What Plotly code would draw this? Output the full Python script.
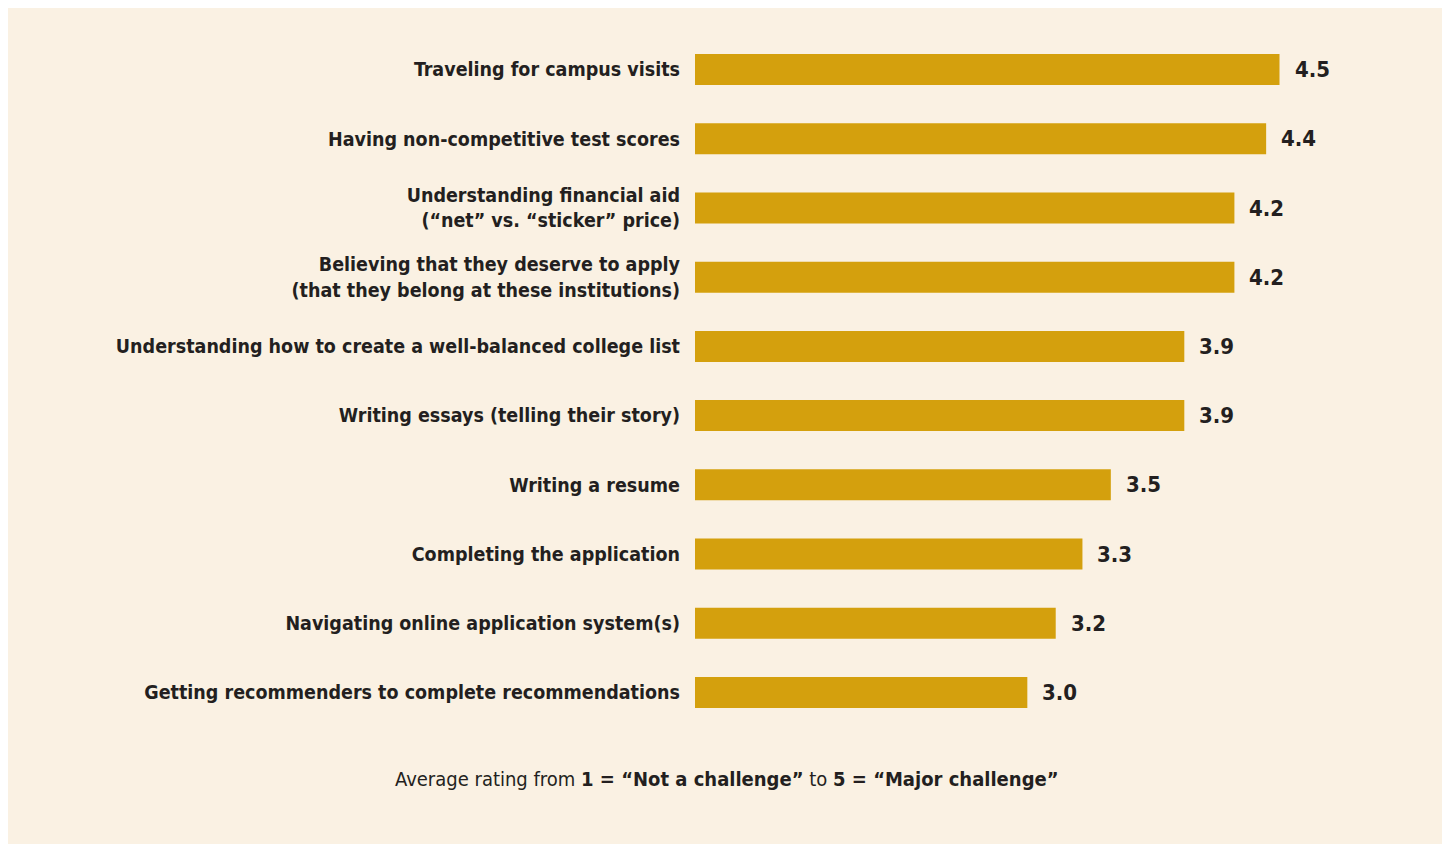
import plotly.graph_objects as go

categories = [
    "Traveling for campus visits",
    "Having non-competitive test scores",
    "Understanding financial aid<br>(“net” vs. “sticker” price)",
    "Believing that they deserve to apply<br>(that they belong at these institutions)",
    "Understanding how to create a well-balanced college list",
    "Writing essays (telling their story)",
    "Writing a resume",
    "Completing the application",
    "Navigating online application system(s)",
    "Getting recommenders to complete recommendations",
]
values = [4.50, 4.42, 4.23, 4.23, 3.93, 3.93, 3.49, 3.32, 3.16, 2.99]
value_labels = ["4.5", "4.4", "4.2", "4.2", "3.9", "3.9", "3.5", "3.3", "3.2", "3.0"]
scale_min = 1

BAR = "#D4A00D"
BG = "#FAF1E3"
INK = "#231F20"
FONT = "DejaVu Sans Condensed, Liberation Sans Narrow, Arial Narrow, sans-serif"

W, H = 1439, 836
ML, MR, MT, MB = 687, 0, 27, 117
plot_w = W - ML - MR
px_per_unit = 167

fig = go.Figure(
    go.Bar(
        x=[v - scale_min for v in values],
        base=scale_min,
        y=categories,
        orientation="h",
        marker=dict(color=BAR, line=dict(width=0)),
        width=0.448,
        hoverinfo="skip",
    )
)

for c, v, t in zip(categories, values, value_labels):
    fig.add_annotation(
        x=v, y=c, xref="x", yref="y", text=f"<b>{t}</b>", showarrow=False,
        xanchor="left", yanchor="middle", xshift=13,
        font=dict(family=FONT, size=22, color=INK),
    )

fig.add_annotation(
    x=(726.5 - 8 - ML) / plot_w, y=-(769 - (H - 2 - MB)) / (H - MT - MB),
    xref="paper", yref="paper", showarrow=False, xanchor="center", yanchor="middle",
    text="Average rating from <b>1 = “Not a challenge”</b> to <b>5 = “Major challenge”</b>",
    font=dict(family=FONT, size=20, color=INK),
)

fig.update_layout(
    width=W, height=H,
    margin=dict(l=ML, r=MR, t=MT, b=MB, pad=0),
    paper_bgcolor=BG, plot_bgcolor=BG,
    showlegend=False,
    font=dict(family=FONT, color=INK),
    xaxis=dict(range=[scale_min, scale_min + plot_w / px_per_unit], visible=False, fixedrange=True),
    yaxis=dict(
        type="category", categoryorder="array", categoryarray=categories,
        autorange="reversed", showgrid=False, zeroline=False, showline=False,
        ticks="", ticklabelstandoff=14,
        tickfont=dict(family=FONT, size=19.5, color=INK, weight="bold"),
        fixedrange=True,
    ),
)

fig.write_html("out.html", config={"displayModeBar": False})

■ ■ ■ ■

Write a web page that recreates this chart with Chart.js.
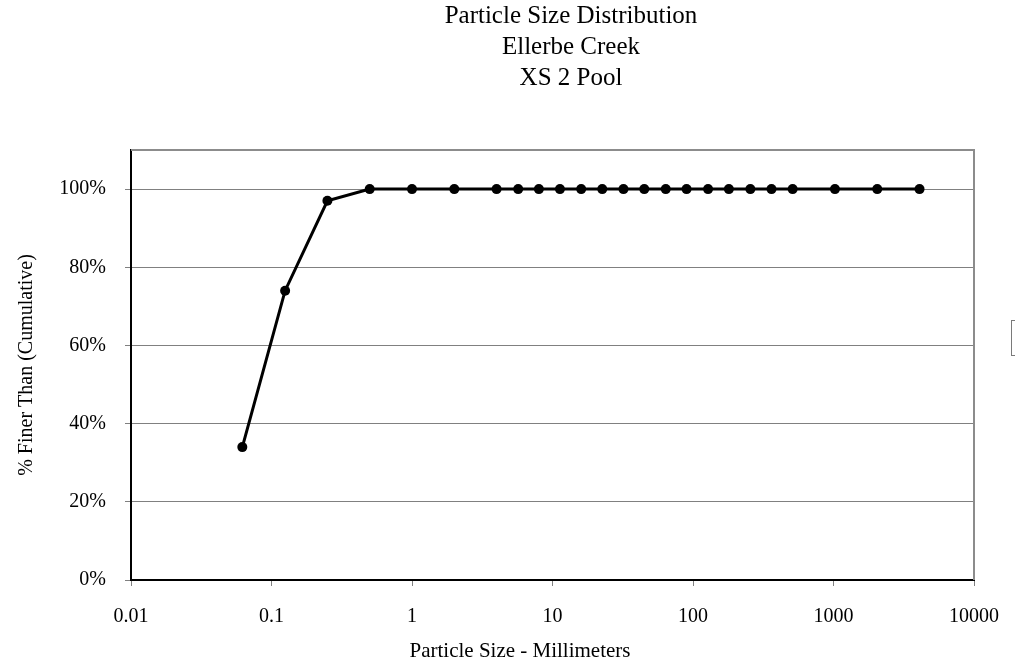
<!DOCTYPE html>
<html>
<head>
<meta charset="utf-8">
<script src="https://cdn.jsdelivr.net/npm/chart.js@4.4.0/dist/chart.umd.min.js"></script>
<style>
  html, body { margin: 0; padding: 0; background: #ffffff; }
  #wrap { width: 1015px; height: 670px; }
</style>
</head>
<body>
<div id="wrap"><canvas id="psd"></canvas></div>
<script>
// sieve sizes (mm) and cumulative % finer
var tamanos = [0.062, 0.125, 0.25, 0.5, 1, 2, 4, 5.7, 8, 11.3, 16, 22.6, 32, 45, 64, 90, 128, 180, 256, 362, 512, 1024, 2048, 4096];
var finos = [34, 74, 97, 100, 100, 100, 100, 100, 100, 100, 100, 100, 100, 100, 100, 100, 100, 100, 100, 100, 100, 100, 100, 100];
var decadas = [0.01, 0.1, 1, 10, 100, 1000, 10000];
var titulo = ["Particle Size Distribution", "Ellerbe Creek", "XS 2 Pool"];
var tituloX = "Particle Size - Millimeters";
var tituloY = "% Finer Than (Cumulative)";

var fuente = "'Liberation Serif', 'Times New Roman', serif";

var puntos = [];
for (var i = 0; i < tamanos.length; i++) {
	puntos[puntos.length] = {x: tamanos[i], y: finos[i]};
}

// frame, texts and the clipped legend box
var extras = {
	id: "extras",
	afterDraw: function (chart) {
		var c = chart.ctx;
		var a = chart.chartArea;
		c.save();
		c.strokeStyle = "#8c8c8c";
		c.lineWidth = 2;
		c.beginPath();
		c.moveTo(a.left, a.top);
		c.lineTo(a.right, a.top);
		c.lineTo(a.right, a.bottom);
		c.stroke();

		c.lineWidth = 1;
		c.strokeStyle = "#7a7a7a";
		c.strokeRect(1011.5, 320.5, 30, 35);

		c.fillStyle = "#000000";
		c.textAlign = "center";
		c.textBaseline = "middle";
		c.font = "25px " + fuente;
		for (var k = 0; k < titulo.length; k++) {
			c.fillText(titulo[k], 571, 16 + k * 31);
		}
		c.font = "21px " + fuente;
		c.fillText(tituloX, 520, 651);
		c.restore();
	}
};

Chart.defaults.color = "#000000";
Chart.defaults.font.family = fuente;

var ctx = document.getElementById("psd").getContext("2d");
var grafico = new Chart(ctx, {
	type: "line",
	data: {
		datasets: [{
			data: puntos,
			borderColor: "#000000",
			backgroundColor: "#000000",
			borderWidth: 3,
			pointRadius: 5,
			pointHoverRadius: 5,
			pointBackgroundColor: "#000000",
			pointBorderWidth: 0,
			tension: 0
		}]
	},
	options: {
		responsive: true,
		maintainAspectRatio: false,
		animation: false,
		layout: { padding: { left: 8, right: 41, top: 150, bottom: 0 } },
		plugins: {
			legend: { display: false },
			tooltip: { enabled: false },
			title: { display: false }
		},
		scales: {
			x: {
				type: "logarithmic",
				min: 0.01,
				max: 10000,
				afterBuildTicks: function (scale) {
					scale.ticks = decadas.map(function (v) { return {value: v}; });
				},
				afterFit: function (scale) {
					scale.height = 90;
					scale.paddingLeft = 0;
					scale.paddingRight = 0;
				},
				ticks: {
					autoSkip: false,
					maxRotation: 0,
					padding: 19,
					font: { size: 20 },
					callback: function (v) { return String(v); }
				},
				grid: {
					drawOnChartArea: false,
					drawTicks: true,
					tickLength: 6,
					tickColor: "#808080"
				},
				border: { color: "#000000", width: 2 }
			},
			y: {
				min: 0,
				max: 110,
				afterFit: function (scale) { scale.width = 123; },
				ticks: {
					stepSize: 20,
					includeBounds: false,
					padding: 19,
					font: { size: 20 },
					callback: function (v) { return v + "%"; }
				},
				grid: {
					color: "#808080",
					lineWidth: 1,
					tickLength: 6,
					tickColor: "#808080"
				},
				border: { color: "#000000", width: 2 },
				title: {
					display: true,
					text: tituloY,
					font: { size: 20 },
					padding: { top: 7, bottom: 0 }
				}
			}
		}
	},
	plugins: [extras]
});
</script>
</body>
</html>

■ ■ ■ ■

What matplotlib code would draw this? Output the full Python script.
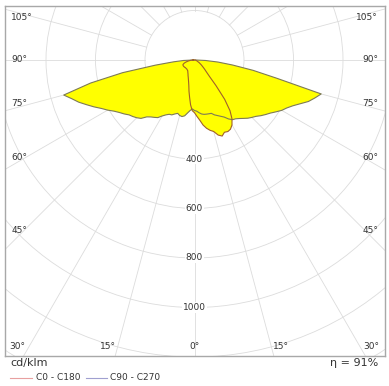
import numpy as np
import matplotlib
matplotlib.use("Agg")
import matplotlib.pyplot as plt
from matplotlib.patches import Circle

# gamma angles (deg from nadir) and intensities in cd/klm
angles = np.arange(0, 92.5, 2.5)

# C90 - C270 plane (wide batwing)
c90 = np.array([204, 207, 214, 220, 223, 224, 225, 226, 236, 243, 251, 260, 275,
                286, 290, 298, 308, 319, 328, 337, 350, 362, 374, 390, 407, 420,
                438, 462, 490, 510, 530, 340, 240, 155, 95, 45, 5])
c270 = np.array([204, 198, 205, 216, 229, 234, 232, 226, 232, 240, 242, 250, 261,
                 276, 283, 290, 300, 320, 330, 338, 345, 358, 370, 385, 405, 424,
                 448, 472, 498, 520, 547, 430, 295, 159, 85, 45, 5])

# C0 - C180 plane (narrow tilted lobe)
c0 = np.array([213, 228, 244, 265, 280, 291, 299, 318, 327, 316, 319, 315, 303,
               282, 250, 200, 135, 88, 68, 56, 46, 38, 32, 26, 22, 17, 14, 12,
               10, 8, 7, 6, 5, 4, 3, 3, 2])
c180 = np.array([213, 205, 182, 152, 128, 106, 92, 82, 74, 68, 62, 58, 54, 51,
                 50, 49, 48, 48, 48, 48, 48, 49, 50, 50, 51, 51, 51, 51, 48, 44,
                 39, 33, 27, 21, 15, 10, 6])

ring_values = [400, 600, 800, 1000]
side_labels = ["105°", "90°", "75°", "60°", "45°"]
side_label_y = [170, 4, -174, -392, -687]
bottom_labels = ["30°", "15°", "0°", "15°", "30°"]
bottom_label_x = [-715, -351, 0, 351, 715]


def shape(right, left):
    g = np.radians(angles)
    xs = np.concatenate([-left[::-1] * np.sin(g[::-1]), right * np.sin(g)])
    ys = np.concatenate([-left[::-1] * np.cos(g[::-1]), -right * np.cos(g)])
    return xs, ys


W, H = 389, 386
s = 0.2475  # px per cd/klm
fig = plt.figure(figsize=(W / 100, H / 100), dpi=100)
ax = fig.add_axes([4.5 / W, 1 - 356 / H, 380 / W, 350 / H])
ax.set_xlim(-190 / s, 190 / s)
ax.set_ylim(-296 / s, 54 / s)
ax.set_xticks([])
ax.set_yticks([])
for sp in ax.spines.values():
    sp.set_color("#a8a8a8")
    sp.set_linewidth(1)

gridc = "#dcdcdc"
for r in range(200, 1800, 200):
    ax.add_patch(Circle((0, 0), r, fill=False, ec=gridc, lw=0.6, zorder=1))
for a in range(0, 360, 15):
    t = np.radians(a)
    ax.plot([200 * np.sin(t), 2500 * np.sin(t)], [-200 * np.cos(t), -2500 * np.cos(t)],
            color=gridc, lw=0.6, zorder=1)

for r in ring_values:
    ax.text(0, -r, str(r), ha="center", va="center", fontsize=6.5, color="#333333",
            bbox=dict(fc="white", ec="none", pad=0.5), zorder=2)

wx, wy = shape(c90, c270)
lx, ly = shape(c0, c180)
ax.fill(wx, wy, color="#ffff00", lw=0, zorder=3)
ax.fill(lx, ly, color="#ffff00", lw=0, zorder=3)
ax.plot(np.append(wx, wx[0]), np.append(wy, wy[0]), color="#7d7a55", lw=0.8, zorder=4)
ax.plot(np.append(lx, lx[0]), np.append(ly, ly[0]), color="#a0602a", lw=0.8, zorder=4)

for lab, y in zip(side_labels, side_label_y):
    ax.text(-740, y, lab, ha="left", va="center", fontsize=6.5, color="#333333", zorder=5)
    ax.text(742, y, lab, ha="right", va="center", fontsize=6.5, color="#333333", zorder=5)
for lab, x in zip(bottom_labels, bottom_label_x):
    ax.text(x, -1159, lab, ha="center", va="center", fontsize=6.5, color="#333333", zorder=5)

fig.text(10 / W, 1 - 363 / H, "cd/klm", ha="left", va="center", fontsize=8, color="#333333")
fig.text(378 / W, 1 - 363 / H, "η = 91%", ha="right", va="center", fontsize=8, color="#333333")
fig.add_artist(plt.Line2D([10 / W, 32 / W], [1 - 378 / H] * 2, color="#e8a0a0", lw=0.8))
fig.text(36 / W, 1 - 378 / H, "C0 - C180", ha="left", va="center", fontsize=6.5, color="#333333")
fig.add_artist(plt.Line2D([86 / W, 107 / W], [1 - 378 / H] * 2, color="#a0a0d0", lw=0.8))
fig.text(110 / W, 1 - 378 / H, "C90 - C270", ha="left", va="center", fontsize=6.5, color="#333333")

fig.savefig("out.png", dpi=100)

■ ■ ■ ■

• _INSTRUCTIONS TO FOLLOW_
Extract exactly, and only, the lines from the one with "What Plotly code" to the one with "import plotly.graph_objects as go", both ends counted. Leave the images behind.

• _TASK ANSWER_
What Plotly code would draw this? Output the full Python script.
import plotly.graph_objects as go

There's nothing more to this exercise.